START Records for this exercise

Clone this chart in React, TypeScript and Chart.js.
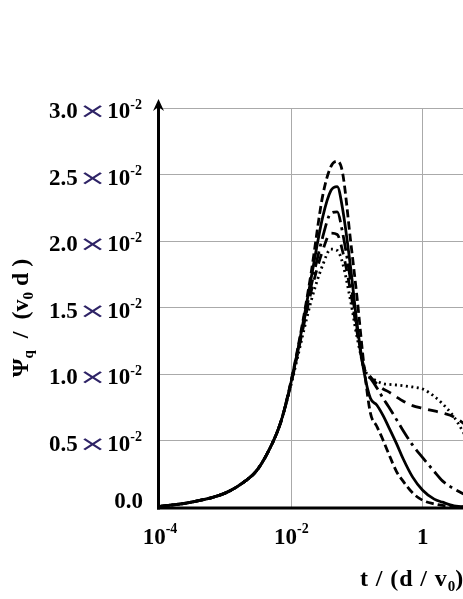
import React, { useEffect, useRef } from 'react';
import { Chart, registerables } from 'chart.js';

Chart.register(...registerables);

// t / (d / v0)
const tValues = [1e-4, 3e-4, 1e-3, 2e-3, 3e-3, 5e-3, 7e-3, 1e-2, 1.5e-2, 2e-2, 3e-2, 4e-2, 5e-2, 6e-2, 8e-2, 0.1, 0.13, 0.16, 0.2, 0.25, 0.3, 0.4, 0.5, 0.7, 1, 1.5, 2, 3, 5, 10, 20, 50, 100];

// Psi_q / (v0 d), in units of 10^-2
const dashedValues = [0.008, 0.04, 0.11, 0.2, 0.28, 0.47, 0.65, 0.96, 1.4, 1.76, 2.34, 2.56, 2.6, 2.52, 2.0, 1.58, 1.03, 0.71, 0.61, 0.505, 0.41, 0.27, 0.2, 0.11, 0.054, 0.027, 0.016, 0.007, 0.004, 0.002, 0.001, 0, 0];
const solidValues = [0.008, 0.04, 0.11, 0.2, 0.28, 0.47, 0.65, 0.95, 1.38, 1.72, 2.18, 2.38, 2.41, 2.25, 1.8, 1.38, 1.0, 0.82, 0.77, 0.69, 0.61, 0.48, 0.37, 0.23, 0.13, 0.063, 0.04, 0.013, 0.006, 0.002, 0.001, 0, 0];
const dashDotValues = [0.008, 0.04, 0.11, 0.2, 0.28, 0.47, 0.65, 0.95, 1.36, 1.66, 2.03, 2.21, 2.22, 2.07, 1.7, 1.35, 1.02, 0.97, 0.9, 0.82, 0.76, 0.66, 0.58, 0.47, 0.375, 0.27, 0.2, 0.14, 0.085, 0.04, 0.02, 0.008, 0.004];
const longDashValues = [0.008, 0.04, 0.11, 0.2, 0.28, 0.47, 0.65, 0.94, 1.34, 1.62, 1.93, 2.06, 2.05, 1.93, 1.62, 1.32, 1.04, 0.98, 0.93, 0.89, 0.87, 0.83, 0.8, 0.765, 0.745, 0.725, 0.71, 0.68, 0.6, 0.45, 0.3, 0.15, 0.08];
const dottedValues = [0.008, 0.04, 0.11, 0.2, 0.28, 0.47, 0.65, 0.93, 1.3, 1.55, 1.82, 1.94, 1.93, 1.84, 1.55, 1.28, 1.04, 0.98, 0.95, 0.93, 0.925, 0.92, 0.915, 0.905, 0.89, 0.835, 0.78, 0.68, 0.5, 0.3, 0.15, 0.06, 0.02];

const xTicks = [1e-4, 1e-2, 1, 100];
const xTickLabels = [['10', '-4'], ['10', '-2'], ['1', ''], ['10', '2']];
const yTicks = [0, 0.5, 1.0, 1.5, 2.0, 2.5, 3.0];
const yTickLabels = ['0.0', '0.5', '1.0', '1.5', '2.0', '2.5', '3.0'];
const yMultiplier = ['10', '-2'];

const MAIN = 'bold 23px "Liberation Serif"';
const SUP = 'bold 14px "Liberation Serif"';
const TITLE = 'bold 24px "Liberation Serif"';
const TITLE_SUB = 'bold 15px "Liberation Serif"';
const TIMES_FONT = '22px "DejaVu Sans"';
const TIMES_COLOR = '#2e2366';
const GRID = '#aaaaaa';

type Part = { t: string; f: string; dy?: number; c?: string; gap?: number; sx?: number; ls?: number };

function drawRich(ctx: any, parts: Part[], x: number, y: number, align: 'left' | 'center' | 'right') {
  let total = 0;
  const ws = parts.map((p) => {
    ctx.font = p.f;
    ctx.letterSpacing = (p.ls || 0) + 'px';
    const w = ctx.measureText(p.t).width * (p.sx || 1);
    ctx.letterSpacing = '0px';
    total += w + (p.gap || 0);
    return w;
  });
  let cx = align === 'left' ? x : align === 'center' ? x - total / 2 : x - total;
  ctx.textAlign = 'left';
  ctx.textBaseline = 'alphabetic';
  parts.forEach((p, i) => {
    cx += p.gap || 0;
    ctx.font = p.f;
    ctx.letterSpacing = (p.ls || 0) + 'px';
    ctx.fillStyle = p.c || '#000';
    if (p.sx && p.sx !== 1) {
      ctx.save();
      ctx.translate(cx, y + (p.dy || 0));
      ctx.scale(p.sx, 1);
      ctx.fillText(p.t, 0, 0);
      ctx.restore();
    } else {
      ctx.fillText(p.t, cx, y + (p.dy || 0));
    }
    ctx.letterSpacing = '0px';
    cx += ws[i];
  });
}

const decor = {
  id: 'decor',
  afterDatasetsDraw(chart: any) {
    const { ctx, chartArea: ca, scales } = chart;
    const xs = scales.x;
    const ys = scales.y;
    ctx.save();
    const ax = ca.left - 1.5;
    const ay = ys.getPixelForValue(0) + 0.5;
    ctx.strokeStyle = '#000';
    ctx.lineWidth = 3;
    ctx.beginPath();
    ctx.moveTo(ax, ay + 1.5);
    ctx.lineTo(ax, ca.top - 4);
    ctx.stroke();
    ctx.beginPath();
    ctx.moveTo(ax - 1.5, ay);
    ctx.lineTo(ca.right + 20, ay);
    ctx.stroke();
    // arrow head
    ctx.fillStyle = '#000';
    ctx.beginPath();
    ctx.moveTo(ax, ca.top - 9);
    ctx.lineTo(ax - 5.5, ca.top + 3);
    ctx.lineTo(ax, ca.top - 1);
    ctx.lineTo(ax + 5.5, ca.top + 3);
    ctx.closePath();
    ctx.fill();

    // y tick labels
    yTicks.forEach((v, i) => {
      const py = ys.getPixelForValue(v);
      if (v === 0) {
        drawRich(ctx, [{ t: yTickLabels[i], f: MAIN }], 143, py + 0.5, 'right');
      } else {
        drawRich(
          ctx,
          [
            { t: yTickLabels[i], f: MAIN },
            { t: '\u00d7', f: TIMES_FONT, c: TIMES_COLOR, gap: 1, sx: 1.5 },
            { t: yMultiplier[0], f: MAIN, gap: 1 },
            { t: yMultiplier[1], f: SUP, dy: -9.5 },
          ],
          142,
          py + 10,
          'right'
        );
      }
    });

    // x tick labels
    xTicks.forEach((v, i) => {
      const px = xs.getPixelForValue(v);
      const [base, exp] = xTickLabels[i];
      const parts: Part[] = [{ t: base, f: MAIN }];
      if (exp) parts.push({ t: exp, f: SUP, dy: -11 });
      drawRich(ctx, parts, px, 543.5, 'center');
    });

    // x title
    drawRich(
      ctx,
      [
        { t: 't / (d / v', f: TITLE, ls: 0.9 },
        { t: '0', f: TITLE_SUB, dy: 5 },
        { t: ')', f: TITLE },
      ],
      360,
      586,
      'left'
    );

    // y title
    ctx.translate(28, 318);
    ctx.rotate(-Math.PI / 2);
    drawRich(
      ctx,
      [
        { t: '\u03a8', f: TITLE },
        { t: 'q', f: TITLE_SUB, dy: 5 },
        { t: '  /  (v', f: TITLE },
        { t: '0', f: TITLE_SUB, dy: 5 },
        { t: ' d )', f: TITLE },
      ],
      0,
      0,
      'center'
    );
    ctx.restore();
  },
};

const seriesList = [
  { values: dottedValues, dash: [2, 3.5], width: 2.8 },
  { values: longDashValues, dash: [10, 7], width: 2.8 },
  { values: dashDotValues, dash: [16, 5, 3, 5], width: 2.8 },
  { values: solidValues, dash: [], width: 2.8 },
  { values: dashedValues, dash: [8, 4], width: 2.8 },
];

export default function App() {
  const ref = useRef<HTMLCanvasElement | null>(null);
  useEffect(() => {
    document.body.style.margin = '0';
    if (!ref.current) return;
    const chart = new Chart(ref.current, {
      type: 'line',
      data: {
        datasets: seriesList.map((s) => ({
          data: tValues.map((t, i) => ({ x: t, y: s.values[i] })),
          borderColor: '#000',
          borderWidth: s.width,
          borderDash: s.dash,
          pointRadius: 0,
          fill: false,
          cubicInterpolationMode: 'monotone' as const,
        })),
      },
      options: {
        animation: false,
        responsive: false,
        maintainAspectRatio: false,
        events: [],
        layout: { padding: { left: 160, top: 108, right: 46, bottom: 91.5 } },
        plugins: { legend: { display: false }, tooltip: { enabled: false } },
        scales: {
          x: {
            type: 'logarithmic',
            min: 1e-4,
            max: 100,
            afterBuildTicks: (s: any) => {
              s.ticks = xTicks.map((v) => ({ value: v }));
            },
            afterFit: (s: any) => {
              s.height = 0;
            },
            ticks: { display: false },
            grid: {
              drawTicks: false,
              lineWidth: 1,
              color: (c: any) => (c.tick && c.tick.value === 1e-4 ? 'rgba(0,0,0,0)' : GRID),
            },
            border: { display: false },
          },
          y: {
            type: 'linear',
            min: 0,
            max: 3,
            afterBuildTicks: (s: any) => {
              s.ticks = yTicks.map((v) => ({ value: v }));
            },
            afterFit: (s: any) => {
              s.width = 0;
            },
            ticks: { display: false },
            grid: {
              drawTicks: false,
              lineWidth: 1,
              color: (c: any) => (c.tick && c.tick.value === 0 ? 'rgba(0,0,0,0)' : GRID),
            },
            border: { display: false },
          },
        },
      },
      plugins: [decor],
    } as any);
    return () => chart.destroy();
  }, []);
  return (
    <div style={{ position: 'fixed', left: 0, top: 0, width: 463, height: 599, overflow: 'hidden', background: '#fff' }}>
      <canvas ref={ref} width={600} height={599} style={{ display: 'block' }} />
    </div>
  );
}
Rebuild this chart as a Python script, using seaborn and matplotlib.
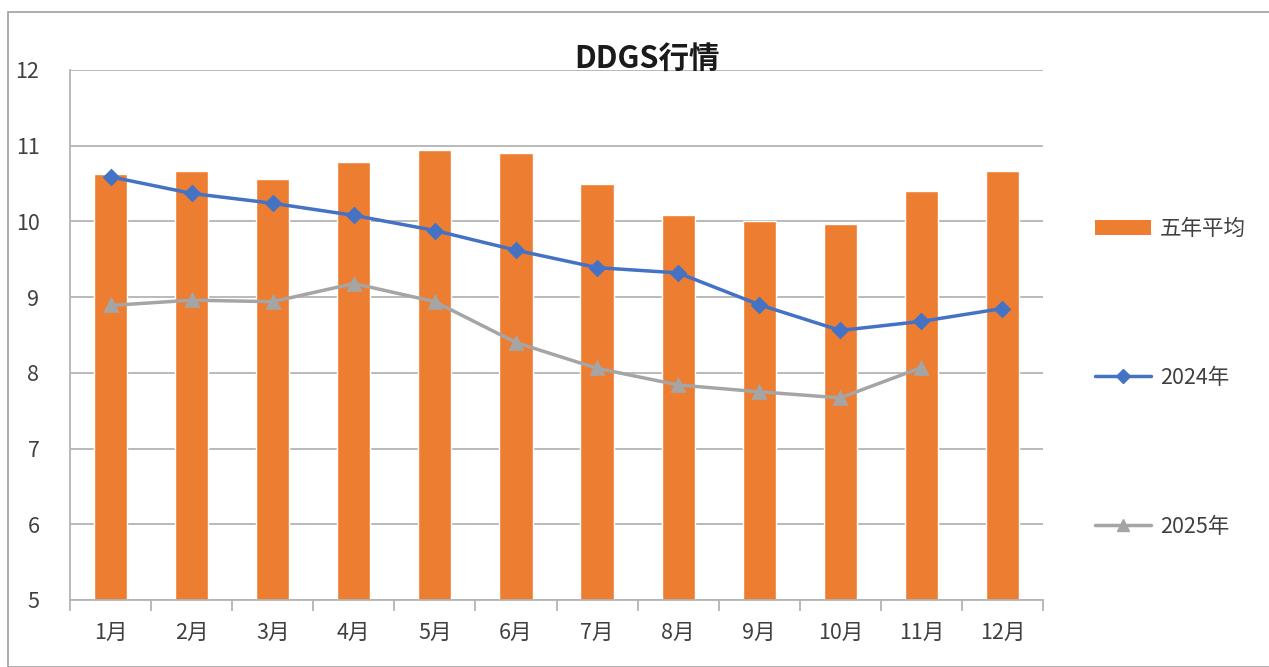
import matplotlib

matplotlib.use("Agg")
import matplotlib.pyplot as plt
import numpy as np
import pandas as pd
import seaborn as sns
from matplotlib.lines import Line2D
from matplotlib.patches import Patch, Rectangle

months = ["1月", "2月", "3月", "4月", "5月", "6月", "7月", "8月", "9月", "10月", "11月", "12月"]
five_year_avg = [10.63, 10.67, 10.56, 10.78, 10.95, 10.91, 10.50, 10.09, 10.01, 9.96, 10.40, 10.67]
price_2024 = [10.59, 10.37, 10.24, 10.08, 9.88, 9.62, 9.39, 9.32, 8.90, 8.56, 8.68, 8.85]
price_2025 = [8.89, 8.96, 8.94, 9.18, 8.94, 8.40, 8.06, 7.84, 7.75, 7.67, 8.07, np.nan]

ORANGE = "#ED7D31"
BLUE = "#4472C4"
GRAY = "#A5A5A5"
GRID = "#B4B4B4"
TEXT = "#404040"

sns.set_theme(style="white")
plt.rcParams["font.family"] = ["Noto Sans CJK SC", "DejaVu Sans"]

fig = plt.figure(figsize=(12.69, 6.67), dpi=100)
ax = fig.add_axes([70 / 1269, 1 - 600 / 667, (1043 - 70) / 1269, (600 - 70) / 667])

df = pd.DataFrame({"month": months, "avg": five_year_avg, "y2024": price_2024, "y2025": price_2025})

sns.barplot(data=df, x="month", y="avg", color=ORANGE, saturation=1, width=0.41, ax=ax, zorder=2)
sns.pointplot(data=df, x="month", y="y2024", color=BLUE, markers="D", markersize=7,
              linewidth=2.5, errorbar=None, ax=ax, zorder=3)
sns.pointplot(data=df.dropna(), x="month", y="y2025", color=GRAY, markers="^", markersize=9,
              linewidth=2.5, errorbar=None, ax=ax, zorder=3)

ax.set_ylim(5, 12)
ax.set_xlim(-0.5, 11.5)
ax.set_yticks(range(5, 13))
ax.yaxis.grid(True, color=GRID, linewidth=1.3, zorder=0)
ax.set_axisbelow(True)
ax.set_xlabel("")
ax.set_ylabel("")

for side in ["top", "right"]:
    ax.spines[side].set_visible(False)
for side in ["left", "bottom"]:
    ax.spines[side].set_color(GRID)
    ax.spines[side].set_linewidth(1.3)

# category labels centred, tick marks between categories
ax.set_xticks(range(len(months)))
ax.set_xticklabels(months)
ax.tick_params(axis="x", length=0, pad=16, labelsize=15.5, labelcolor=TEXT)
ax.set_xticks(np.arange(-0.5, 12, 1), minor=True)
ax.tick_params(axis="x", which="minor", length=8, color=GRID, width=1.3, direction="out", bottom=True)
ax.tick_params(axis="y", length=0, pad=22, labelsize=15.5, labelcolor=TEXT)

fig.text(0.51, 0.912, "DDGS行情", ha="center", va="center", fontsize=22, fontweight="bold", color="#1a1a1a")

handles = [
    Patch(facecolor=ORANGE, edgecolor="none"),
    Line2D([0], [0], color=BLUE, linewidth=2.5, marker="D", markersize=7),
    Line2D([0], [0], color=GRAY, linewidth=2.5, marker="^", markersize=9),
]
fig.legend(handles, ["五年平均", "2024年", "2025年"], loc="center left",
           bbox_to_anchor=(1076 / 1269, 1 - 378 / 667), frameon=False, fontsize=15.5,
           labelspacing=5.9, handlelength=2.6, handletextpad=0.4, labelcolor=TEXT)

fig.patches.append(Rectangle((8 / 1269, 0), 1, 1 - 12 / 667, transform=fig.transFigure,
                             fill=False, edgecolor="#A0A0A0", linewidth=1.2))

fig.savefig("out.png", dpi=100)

END Records for this exercise

* What to work on
Exactly as written, repeat the lines from the beginning of the entries up to and including the line with "20, 50, 100];", but not the pictures.

* Solution for this exercise
Clone this chart in React, TypeScript and Chart.js.
import React, { useEffect, useRef } from 'react';
import { Chart, registerables } from 'chart.js';

Chart.register(...registerables);

// t / (d / v0)
const tValues = [1e-4, 3e-4, 1e-3, 2e-3, 3e-3, 5e-3, 7e-3, 1e-2, 1.5e-2, 2e-2, 3e-2, 4e-2, 5e-2, 6e-2, 8e-2, 0.1, 0.13, 0.16, 0.2, 0.25, 0.3, 0.4, 0.5, 0.7, 1, 1.5, 2, 3, 5, 10, 20, 50, 100];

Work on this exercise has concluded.